* _DATA EXTRACT_:
** Start **
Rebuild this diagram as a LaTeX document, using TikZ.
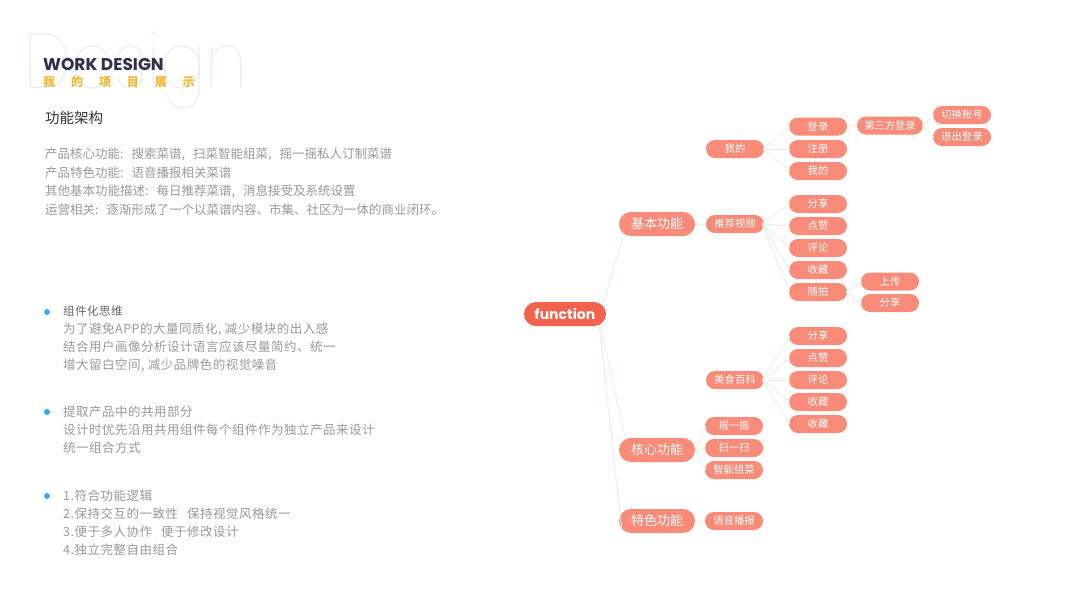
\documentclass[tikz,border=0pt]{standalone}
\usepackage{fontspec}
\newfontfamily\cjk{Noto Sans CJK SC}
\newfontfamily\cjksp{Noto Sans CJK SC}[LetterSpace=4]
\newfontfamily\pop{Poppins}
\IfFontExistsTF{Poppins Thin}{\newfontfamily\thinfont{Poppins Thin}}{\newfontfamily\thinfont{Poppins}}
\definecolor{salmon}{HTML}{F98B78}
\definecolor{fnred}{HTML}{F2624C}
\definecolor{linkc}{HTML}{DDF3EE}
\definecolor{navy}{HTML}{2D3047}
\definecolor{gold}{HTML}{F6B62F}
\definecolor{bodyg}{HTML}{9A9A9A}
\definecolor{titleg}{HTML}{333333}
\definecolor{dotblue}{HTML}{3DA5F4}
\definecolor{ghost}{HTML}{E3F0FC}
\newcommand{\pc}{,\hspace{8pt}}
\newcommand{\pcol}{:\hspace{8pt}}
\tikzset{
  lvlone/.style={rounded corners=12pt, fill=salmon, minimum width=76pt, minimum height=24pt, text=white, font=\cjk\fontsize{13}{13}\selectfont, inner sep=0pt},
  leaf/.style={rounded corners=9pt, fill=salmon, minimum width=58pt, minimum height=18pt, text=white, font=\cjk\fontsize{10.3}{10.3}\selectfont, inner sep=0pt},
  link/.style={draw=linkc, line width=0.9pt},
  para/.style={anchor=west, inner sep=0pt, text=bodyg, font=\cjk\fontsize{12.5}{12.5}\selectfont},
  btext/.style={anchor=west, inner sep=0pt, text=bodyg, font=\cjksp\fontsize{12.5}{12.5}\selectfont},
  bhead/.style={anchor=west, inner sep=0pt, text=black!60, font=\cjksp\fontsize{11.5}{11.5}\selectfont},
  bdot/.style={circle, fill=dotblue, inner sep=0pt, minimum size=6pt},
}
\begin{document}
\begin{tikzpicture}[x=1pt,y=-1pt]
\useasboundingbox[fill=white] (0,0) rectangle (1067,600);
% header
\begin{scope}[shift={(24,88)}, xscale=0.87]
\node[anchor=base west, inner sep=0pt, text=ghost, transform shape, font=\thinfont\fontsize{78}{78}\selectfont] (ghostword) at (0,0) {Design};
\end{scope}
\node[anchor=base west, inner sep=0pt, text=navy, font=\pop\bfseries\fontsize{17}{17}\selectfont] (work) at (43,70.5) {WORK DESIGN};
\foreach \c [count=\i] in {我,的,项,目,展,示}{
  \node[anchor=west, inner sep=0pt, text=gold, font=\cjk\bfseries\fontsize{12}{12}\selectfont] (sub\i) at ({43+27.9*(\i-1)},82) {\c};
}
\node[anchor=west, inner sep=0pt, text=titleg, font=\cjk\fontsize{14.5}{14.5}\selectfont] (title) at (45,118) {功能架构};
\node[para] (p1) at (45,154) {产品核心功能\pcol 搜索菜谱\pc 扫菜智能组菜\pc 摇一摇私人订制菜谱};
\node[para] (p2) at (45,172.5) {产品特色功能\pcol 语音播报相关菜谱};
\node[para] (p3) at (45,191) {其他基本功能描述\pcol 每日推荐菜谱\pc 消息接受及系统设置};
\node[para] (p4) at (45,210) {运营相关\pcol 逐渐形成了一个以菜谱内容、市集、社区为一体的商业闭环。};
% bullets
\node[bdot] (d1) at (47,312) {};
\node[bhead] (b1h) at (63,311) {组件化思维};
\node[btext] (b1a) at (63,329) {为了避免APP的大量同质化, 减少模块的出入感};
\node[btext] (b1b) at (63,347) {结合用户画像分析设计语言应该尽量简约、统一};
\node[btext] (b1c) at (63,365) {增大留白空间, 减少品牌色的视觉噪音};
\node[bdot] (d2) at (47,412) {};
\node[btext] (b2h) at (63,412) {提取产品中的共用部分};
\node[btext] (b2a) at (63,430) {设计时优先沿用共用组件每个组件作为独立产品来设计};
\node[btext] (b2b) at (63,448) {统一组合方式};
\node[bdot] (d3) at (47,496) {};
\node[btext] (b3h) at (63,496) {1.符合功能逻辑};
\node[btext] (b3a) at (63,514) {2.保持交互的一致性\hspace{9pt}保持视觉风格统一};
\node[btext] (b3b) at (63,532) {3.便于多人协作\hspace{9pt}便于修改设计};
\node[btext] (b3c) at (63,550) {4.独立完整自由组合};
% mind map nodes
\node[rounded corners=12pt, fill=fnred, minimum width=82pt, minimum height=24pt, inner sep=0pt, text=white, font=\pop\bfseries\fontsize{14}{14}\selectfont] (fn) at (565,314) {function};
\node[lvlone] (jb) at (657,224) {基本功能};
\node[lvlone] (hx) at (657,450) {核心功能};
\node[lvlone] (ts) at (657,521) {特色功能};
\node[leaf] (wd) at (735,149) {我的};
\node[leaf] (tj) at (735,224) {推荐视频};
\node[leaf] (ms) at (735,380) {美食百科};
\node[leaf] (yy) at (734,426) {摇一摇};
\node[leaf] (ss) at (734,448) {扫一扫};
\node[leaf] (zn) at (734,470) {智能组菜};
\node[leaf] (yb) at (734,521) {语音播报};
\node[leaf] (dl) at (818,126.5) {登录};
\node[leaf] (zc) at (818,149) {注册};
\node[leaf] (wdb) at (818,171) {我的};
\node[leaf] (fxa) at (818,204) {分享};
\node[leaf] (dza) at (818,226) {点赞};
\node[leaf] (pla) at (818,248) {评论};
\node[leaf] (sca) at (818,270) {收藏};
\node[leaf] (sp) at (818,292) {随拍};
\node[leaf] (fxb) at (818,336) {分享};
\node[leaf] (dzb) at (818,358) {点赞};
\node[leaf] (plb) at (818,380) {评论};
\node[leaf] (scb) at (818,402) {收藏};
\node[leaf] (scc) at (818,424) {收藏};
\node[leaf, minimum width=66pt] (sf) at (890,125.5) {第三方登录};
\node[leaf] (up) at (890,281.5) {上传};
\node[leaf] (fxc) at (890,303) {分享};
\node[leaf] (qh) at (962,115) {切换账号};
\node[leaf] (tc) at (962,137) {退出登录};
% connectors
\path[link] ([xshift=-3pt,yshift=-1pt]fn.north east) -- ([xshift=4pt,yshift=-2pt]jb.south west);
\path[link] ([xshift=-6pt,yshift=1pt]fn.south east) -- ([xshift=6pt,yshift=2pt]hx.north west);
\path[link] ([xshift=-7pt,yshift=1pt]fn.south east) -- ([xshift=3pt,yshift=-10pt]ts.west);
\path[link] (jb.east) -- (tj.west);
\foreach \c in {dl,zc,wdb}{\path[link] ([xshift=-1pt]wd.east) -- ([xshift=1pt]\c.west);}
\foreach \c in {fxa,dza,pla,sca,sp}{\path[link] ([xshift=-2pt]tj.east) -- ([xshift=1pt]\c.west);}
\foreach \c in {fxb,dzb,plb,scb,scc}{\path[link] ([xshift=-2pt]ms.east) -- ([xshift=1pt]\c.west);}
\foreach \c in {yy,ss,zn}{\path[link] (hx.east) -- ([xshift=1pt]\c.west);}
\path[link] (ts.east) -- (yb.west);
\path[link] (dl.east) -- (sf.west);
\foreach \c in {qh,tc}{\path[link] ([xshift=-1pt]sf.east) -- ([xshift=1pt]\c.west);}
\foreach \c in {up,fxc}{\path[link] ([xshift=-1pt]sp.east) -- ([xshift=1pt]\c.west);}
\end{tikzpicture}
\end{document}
** End **
Retype the data above exactly; pictures are not part of the copy.

* _THE COMPLETED TASK_:
Rebuild this diagram as a LaTeX document, using TikZ.
\documentclass[tikz,border=0pt]{standalone}
\usepackage{fontspec}
\newfontfamily\cjk{Noto Sans CJK SC}
\newfontfamily\cjksp{Noto Sans CJK SC}[LetterSpace=4]
\newfontfamily\pop{Poppins}
\IfFontExistsTF{Poppins Thin}{\newfontfamily\thinfont{Poppins Thin}}{\newfontfamily\thinfont{Poppins}}
\definecolor{salmon}{HTML}{F98B78}
\definecolor{fnred}{HTML}{F2624C}
\definecolor{linkc}{HTML}{DDF3EE}
\definecolor{navy}{HTML}{2D3047}
\definecolor{gold}{HTML}{F6B62F}
\definecolor{bodyg}{HTML}{9A9A9A}
\definecolor{titleg}{HTML}{333333}
\definecolor{dotblue}{HTML}{3DA5F4}
\definecolor{ghost}{HTML}{E3F0FC}
\newcommand{\pc}{,\hspace{8pt}}
\newcommand{\pcol}{:\hspace{8pt}}
\tikzset{
  lvlone/.style={rounded corners=12pt, fill=salmon, minimum width=76pt, minimum height=24pt, text=white, font=\cjk\fontsize{13}{13}\selectfont, inner sep=0pt},
  leaf/.style={rounded corners=9pt, fill=salmon, minimum width=58pt, minimum height=18pt, text=white, font=\cjk\fontsize{10.3}{10.3}\selectfont, inner sep=0pt},
  link/.style={draw=linkc, line width=0.9pt},
  para/.style={anchor=west, inner sep=0pt, text=bodyg, font=\cjk\fontsize{12.5}{12.5}\selectfont},
  btext/.style={anchor=west, inner sep=0pt, text=bodyg, font=\cjksp\fontsize{12.5}{12.5}\selectfont},
  bhead/.style={anchor=west, inner sep=0pt, text=black!60, font=\cjksp\fontsize{11.5}{11.5}\selectfont},
  bdot/.style={circle, fill=dotblue, inner sep=0pt, minimum size=6pt},
}
\begin{document}
\begin{tikzpicture}[x=1pt,y=-1pt]
\useasboundingbox[fill=white] (0,0) rectangle (1067,600);
% header
\begin{scope}[shift={(24,88)}, xscale=0.87]
\node[anchor=base west, inner sep=0pt, text=ghost, transform shape, font=\thinfont\fontsize{78}{78}\selectfont] (ghostword) at (0,0) {Design};
\end{scope}
\node[anchor=base west, inner sep=0pt, text=navy, font=\pop\bfseries\fontsize{17}{17}\selectfont] (work) at (43,70.5) {WORK DESIGN};
\foreach \c [count=\i] in {我,的,项,目,展,示}{
  \node[anchor=west, inner sep=0pt, text=gold, font=\cjk\bfseries\fontsize{12}{12}\selectfont] (sub\i) at ({43+27.9*(\i-1)},82) {\c};
}
\node[anchor=west, inner sep=0pt, text=titleg, font=\cjk\fontsize{14.5}{14.5}\selectfont] (title) at (45,118) {功能架构};
\node[para] (p1) at (45,154) {产品核心功能\pcol 搜索菜谱\pc 扫菜智能组菜\pc 摇一摇私人订制菜谱};
\node[para] (p2) at (45,172.5) {产品特色功能\pcol 语音播报相关菜谱};
\node[para] (p3) at (45,191) {其他基本功能描述\pcol 每日推荐菜谱\pc 消息接受及系统设置};
\node[para] (p4) at (45,210) {运营相关\pcol 逐渐形成了一个以菜谱内容、市集、社区为一体的商业闭环。};
% bullets
\node[bdot] (d1) at (47,312) {};
\node[bhead] (b1h) at (63,311) {组件化思维};
\node[btext] (b1a) at (63,329) {为了避免APP的大量同质化, 减少模块的出入感};
\node[btext] (b1b) at (63,347) {结合用户画像分析设计语言应该尽量简约、统一};
\node[btext] (b1c) at (63,365) {增大留白空间, 减少品牌色的视觉噪音};
\node[bdot] (d2) at (47,412) {};
\node[btext] (b2h) at (63,412) {提取产品中的共用部分};
\node[btext] (b2a) at (63,430) {设计时优先沿用共用组件每个组件作为独立产品来设计};
\node[btext] (b2b) at (63,448) {统一组合方式};
\node[bdot] (d3) at (47,496) {};
\node[btext] (b3h) at (63,496) {1.符合功能逻辑};
\node[btext] (b3a) at (63,514) {2.保持交互的一致性\hspace{9pt}保持视觉风格统一};
\node[btext] (b3b) at (63,532) {3.便于多人协作\hspace{9pt}便于修改设计};
\node[btext] (b3c) at (63,550) {4.独立完整自由组合};
% mind map nodes
\node[rounded corners=12pt, fill=fnred, minimum width=82pt, minimum height=24pt, inner sep=0pt, text=white, font=\pop\bfseries\fontsize{14}{14}\selectfont] (fn) at (565,314) {function};
\node[lvlone] (jb) at (657,224) {基本功能};
\node[lvlone] (hx) at (657,450) {核心功能};
\node[lvlone] (ts) at (657,521) {特色功能};
\node[leaf] (wd) at (735,149) {我的};
\node[leaf] (tj) at (735,224) {推荐视频};
\node[leaf] (ms) at (735,380) {美食百科};
\node[leaf] (yy) at (734,426) {摇一摇};
\node[leaf] (ss) at (734,448) {扫一扫};
\node[leaf] (zn) at (734,470) {智能组菜};
\node[leaf] (yb) at (734,521) {语音播报};
\node[leaf] (dl) at (818,126.5) {登录};
\node[leaf] (zc) at (818,149) {注册};
\node[leaf] (wdb) at (818,171) {我的};
\node[leaf] (fxa) at (818,204) {分享};
\node[leaf] (dza) at (818,226) {点赞};
\node[leaf] (pla) at (818,248) {评论};
\node[leaf] (sca) at (818,270) {收藏};
\node[leaf] (sp) at (818,292) {随拍};
\node[leaf] (fxb) at (818,336) {分享};
\node[leaf] (dzb) at (818,358) {点赞};
\node[leaf] (plb) at (818,380) {评论};
\node[leaf] (scb) at (818,402) {收藏};
\node[leaf] (scc) at (818,424) {收藏};
\node[leaf, minimum width=66pt] (sf) at (890,125.5) {第三方登录};
\node[leaf] (up) at (890,281.5) {上传};
\node[leaf] (fxc) at (890,303) {分享};
\node[leaf] (qh) at (962,115) {切换账号};
\node[leaf] (tc) at (962,137) {退出登录};
% connectors
\path[link] ([xshift=-3pt,yshift=-1pt]fn.north east) -- ([xshift=4pt,yshift=-2pt]jb.south west);
\path[link] ([xshift=-6pt,yshift=1pt]fn.south east) -- ([xshift=6pt,yshift=2pt]hx.north west);
\path[link] ([xshift=-7pt,yshift=1pt]fn.south east) -- ([xshift=3pt,yshift=-10pt]ts.west);
\path[link] (jb.east) -- (tj.west);
\foreach \c in {dl,zc,wdb}{\path[link] ([xshift=-1pt]wd.east) -- ([xshift=1pt]\c.west);}
\foreach \c in {fxa,dza,pla,sca,sp}{\path[link] ([xshift=-2pt]tj.east) -- ([xshift=1pt]\c.west);}
\foreach \c in {fxb,dzb,plb,scb,scc}{\path[link] ([xshift=-2pt]ms.east) -- ([xshift=1pt]\c.west);}
\foreach \c in {yy,ss,zn}{\path[link] (hx.east) -- ([xshift=1pt]\c.west);}
\path[link] (ts.east) -- (yb.west);
\path[link] (dl.east) -- (sf.west);
\foreach \c in {qh,tc}{\path[link] ([xshift=-1pt]sf.east) -- ([xshift=1pt]\c.west);}
\foreach \c in {up,fxc}{\path[link] ([xshift=-1pt]sp.east) -- ([xshift=1pt]\c.west);}
\end{tikzpicture}
\end{document}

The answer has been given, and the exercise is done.